══ Supplied material ══
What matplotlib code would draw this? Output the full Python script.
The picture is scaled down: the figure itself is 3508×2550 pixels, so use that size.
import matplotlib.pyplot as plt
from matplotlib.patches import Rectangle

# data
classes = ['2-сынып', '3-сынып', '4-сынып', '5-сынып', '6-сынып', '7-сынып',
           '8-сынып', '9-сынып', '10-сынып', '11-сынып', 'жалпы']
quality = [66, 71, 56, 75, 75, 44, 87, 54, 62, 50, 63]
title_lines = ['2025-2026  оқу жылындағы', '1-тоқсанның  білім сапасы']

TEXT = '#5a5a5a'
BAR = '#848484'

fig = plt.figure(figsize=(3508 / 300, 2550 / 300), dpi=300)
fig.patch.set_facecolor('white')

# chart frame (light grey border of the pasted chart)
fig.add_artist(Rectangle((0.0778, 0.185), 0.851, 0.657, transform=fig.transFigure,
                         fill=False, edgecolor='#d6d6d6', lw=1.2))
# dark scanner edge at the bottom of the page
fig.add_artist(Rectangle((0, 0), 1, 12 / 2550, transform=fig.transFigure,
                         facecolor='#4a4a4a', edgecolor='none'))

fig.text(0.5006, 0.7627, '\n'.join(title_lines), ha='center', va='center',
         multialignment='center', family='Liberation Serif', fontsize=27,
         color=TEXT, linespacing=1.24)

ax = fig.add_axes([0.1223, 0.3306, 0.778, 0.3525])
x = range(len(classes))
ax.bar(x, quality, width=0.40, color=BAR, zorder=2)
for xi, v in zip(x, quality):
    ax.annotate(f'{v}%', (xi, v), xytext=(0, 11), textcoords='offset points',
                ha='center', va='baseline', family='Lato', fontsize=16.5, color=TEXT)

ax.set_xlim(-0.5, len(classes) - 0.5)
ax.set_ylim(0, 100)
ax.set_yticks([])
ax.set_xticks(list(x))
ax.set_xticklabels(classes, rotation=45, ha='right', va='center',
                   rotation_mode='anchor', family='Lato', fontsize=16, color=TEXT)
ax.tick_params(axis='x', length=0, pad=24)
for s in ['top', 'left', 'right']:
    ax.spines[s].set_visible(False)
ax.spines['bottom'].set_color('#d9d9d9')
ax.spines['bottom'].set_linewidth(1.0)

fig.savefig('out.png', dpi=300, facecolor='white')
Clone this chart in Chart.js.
═══
• Exercise aim:
From the first line above through the line that contains "fig.patch.set_facecolor('white')", quote each line exactly. Output nothing more.

• Complete answer:
What matplotlib code would draw this? Output the full Python script.
The picture is scaled down: the figure itself is 3508×2550 pixels, so use that size.
import matplotlib.pyplot as plt
from matplotlib.patches import Rectangle

# data
classes = ['2-сынып', '3-сынып', '4-сынып', '5-сынып', '6-сынып', '7-сынып',
           '8-сынып', '9-сынып', '10-сынып', '11-сынып', 'жалпы']
quality = [66, 71, 56, 75, 75, 44, 87, 54, 62, 50, 63]
title_lines = ['2025-2026  оқу жылындағы', '1-тоқсанның  білім сапасы']

TEXT = '#5a5a5a'
BAR = '#848484'

fig = plt.figure(figsize=(3508 / 300, 2550 / 300), dpi=300)
fig.patch.set_facecolor('white')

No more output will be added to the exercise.